DESCRIPTION OF THE TASK: Find every line in the records below that contains the word "full", and copy each such line.
Start of RECORDS
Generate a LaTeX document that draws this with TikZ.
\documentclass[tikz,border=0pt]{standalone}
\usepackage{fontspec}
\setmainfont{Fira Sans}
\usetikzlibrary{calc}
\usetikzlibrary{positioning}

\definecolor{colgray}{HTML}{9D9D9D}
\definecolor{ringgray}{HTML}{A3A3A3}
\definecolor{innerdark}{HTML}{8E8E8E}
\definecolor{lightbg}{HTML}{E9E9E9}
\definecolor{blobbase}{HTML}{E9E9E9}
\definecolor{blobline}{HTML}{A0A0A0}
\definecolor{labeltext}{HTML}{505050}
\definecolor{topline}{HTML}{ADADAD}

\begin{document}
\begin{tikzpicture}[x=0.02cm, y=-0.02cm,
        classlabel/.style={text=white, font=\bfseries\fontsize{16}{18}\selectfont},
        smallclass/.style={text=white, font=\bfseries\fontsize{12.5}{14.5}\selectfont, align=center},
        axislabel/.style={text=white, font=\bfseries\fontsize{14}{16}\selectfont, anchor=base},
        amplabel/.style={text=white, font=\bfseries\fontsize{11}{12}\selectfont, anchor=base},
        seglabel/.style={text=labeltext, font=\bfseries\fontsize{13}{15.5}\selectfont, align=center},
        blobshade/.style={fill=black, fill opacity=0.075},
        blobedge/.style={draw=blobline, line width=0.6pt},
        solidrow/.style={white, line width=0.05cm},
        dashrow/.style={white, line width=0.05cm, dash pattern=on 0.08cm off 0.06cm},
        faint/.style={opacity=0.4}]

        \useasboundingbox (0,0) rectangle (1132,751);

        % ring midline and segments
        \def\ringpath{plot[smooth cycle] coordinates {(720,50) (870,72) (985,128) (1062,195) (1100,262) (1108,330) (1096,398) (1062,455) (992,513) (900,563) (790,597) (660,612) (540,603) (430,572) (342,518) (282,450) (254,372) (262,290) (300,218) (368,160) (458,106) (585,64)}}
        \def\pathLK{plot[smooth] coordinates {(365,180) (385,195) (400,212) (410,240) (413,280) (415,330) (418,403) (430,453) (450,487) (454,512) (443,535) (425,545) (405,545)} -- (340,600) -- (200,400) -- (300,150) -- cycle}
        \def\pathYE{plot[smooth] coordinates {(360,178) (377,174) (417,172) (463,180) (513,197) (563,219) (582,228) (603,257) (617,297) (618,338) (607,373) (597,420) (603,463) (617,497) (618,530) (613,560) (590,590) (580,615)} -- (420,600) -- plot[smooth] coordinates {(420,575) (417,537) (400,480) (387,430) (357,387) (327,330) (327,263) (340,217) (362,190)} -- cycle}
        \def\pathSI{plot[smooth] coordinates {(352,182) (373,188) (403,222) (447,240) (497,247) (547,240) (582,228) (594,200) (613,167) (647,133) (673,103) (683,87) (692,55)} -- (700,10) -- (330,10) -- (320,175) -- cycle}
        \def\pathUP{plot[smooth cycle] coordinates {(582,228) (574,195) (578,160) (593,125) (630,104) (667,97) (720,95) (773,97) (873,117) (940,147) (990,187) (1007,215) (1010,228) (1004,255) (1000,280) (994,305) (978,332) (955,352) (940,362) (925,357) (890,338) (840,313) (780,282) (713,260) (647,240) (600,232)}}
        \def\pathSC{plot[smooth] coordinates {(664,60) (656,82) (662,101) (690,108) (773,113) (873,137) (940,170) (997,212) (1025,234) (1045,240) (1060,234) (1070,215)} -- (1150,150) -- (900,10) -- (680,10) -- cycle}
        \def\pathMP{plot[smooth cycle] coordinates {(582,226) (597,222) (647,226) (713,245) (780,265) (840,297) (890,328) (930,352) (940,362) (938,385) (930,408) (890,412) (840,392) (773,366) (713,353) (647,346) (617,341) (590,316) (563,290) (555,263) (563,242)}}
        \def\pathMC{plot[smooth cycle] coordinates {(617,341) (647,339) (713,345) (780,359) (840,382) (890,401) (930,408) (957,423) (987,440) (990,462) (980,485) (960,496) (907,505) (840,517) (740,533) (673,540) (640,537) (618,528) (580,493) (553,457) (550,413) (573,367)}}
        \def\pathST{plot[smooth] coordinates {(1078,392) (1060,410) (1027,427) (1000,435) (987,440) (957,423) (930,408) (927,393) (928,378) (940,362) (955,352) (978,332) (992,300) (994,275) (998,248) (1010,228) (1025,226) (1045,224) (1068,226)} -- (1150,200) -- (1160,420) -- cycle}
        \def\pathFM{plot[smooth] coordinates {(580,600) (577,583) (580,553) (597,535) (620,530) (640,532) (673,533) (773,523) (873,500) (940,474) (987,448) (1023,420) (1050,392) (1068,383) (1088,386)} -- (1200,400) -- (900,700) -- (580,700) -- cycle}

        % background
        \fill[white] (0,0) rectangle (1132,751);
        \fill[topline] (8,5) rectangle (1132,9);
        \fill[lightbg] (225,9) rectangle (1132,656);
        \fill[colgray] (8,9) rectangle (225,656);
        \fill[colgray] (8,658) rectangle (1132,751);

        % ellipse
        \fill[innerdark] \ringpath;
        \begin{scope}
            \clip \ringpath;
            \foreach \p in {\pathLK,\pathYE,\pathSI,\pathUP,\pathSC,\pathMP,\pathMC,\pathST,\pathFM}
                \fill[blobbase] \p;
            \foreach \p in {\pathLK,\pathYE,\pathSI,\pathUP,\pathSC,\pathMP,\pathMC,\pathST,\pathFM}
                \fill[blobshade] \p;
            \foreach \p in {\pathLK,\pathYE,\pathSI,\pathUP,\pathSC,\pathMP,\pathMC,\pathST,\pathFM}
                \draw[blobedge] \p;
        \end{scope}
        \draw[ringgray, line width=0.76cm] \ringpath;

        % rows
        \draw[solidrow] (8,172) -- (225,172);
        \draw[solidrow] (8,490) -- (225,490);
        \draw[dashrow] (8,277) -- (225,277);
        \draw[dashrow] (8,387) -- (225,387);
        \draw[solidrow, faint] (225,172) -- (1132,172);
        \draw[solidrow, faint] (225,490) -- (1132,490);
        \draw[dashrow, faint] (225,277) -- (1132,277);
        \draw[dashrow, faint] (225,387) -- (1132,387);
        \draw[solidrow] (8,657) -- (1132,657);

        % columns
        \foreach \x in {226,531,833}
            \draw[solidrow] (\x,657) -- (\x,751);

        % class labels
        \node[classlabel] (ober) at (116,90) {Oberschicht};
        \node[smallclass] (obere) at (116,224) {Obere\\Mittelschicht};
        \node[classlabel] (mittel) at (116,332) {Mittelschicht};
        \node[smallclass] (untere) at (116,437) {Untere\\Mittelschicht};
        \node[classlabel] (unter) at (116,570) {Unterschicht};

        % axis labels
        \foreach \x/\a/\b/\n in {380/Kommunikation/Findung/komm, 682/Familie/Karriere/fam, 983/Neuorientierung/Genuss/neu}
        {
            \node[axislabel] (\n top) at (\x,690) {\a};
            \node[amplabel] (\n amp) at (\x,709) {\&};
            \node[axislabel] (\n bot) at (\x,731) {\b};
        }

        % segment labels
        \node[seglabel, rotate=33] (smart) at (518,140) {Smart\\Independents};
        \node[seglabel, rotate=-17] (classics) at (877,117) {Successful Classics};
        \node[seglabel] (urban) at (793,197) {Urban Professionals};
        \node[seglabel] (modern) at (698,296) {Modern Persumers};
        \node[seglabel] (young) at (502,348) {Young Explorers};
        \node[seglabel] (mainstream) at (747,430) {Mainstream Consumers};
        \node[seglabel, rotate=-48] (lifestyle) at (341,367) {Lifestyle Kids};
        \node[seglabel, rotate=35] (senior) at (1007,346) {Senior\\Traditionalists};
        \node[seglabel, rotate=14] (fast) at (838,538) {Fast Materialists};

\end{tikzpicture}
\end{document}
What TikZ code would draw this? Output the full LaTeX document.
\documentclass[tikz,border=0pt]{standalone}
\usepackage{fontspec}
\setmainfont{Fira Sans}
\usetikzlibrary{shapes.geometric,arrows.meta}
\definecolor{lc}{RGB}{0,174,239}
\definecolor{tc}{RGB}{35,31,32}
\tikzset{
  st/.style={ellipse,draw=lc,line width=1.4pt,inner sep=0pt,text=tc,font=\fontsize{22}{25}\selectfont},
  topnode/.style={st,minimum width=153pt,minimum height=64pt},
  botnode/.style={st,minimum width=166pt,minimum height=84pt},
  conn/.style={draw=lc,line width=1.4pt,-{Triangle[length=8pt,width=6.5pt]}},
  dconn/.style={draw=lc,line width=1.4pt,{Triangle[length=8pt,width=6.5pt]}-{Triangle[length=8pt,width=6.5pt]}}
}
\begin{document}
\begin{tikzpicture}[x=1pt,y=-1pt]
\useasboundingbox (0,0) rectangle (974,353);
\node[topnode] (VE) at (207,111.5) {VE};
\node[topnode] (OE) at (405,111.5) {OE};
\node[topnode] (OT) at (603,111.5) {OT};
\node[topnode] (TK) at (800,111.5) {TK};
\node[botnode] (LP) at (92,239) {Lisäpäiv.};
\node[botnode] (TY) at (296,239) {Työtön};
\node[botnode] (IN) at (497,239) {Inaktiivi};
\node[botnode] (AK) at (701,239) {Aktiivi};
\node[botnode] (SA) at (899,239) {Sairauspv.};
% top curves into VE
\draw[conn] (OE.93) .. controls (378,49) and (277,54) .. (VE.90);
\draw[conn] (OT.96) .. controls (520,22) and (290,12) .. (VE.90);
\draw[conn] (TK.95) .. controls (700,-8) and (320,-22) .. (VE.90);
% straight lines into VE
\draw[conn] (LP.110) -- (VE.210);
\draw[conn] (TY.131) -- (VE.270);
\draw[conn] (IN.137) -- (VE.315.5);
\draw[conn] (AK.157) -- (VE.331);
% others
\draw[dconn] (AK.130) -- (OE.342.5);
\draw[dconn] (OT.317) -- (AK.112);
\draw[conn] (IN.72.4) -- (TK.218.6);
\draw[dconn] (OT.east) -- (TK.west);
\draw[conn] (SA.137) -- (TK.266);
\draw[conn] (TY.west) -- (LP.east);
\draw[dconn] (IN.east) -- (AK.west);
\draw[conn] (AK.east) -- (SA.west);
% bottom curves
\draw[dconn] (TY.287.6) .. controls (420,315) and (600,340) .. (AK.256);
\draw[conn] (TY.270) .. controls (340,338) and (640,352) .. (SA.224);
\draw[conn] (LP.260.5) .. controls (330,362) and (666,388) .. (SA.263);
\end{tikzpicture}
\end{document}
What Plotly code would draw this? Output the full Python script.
End of RECORDS
EXERCISE SOLUTION:
What TikZ code would draw this? Output the full LaTeX document.
What Plotly code would draw this? Output the full Python script.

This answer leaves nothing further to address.